O texto da “Fides et ratio”, de João Paulo II, mostra que nas diversas culturas há um fio comum, uma fonte comum, uma filosofia natural, geral (um conjunto de idéias transmitidas pela tradição, uma herança cultural viva), que deve inspirar as “legislações”, as regras para “regular a vida social”.

A sabedoria brota em cada pessoa, em cada povo, como prova o livro da “Sabedoria”, na Bíblia, ponto que João Paulo II explica do seguinte modo:

Na realidade, cada povo possui a sua própria sabedoria natural, que tende, como autêntica riqueza das culturas, a exprimir-se e a maturar em formas propriamente filosóficas. Prova da verdade de tudo isto é a existência duma forma basilar de conhecimento filosófico, que perdura até aos nossos dias e que se pode constatar nos próprios postulados em que as várias legislações nacionais e internacionais se inspiram para regular a vida social”.
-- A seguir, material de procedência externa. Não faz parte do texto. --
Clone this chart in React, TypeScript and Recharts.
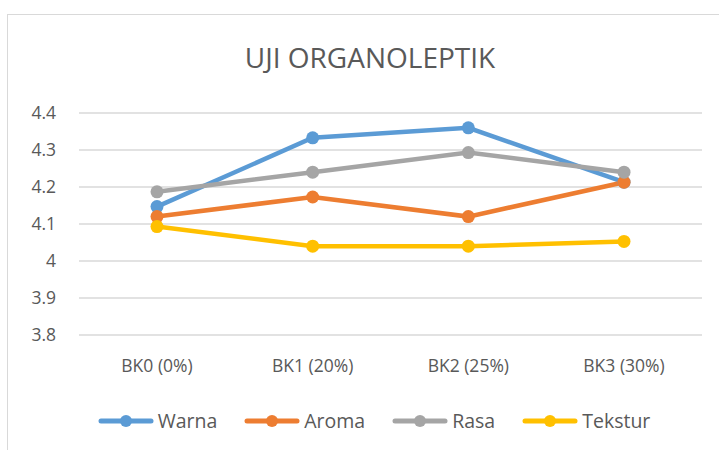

O fluxo de idéias, a fonte de novas idéias, é a a consciência, gerando, em interação com as demais consciências e com a natureza, um fluxo com conteúdos comuns, um conjunto de verdades fundamentais, de idéias verdadeiras, teóricas e práticas, nascidas na consciência, na razão, de cada pessoa, assumindo “formas” diversas e variáveis no tempo, mas tendo um núcleo comum, um conjunto de idéias verdadeiras correlatas ao bem comum. Conclusão: o bom poder, o bom Estado, nasce das ideias práticas do povo, da sabedoria de cada povo.